When you see a javelina … well, actually, you seldom see just one as they roam about in family groups … and you are not familiar with the collared peccary, you will suppose that you’ve seen a bunch of pigs, probably wild hogs. There is a similarity. The collared peccary, or javelina, is the size of a medium-bodied pig, has the face and snout of a long-nosed razor-back, and is covered with bristly hair, a line of which down its back can be raised in a bluster of bristle to threaten or when the animal is startled. You might smell a javelina before you see one as they have a distinct odor and some even call them the “musk hog.” While the javelina is related to the same order as the pig, you should note that this peccary is also cousin to the hippopotamus. I’ve never spoken with one, but probably javelinas don’t take to being mistaken for hogs. Javelinas are not dangerous if left alone, but will attack in a group if threatened or one is wounded. Since coyotes are predators, javelinas will readily attack, and can easily kill, domestic dogs, with the long canine teeth, from which these peccaries get their Spanish name for javelin or spear. We allow their frequent forays through our campsite to proceed unmolested.

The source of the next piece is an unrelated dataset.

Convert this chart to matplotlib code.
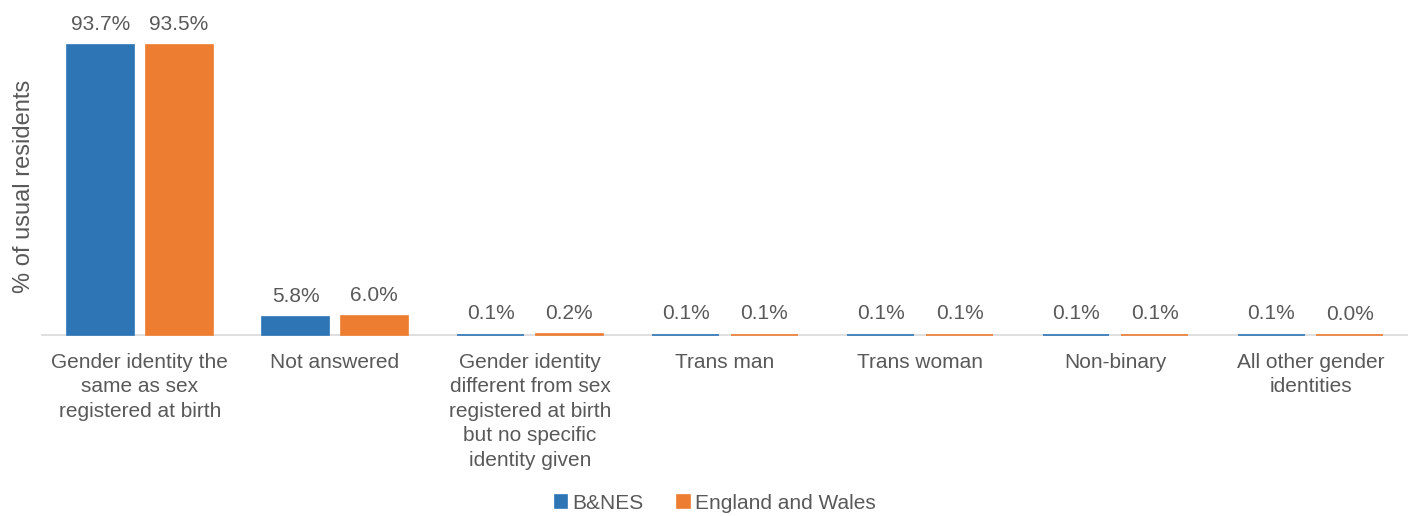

From the paw prints in the mud within hundreds of yards of our “neighborhood,” even novice trackers can identify mountain lions, known locally as panthers, and bobcats. They are very private neighbors though, hunting javelinas and other small mammals at night, so we would count a sighting of one of these “large cats” as a really significant occasion. It is likely that more than one panther or bobcat has crouched in hiding watching us from behind the desert scrub as we nonchalantly amble along, hiking poles in hand with no sense of our being observed. Another volunteer, a friend of ours, checked his “critter camera” early one morning to discover, from the time and date stamp on the image he had captured, that the panther had been walking in the same direction that he was traveling to check his camera and but a few minutes ahead of him on the trail.

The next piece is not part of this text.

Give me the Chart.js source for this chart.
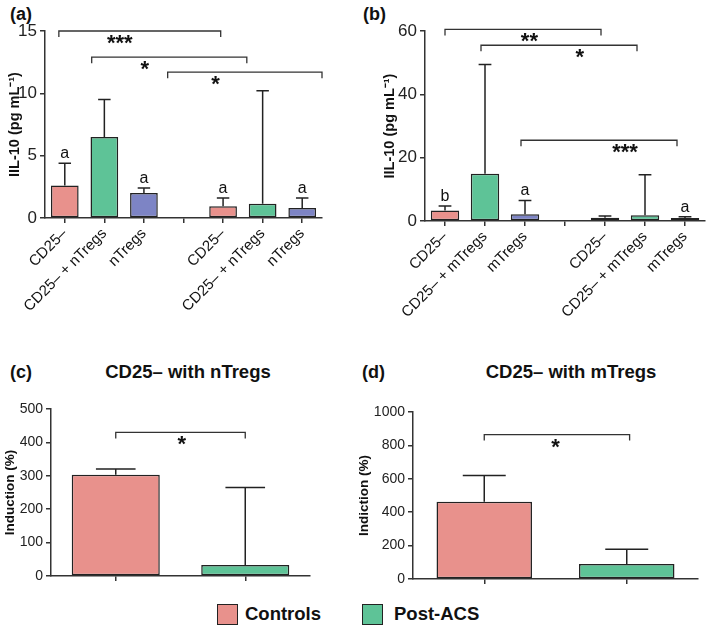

Skip and Judy along with Bob and Ruthene join Phil and Margaret to complete our cozy cul-de-sac at the end of a gravel service road off one of the Park’s main paved roads. Although the Cottonwood Campground, with sites for two dozen camping units, is but a thousand yards or so across that same paved road from us, today there were only three or four sites occupied there when Jane and I walked there after supper to get several containers of osmosis-filtered water for our drinking and cooking use in the next couple of days. Three quarter’s mile to our east, Park housing is provided for three more Park personnel. Today that means that there are at most nineteen or so people in this remote several thousand acre section of the Park. We are definitely in the minority so far as mammalian inhabitants are counted. Our numbers are dwarfed if you add reptiles and arachnids to the list of creatures out looking for something to eat or drink as the sun sets over the 1800 foot-high escarpment on the Mexican side of the Rio Grande.

No one noticed, at least no one that we were aware of, as Jane and I carried along a plastic bag into which we placed the trash we found as we walked in the 40 degree briskness along the three-quarter mile hike to the Visitor Center on Friday morning. Mostly we found the usual litter: a soda can, a couple of pieces of soggy tissue and other paper, one plastic circular push-up apparently from an ice-cream confection purchased at the concessionaire’s store beside our Visitor Center. With our backpacks, we might have appeared to be off on a day’s adventure but our focus was upon taking responsibility for our kind in this ecological community.

Not one of those pieces of paper was tossed there by a passing panther or a javelina on a jaunt. No rattler tossed that can from its pick-up window. There isn’t a self-respecting coach-whip that’s ever tasted ice cream. The mess is made somewhat regularly by those who “were not born here but who got here as quick as they could,” who seem not to know how to behave in a place to which they have no entitlement. You would think that guests would have manners enough to know not to toss stuff in their host’s gardens and yards or did they suppose that the pass they purchased as they entered the Park entitled them to deface this place in the same way the place they’ve come from is defaced. I just supposed that people came here for the uncluttered solemnity and solitude, for the beauty of a place whose indigenous citizens get down on all fours or even crawl to clean up after themselves. From the empty cellophane peanut pack I just put in the litter bag, I guess I was wrong.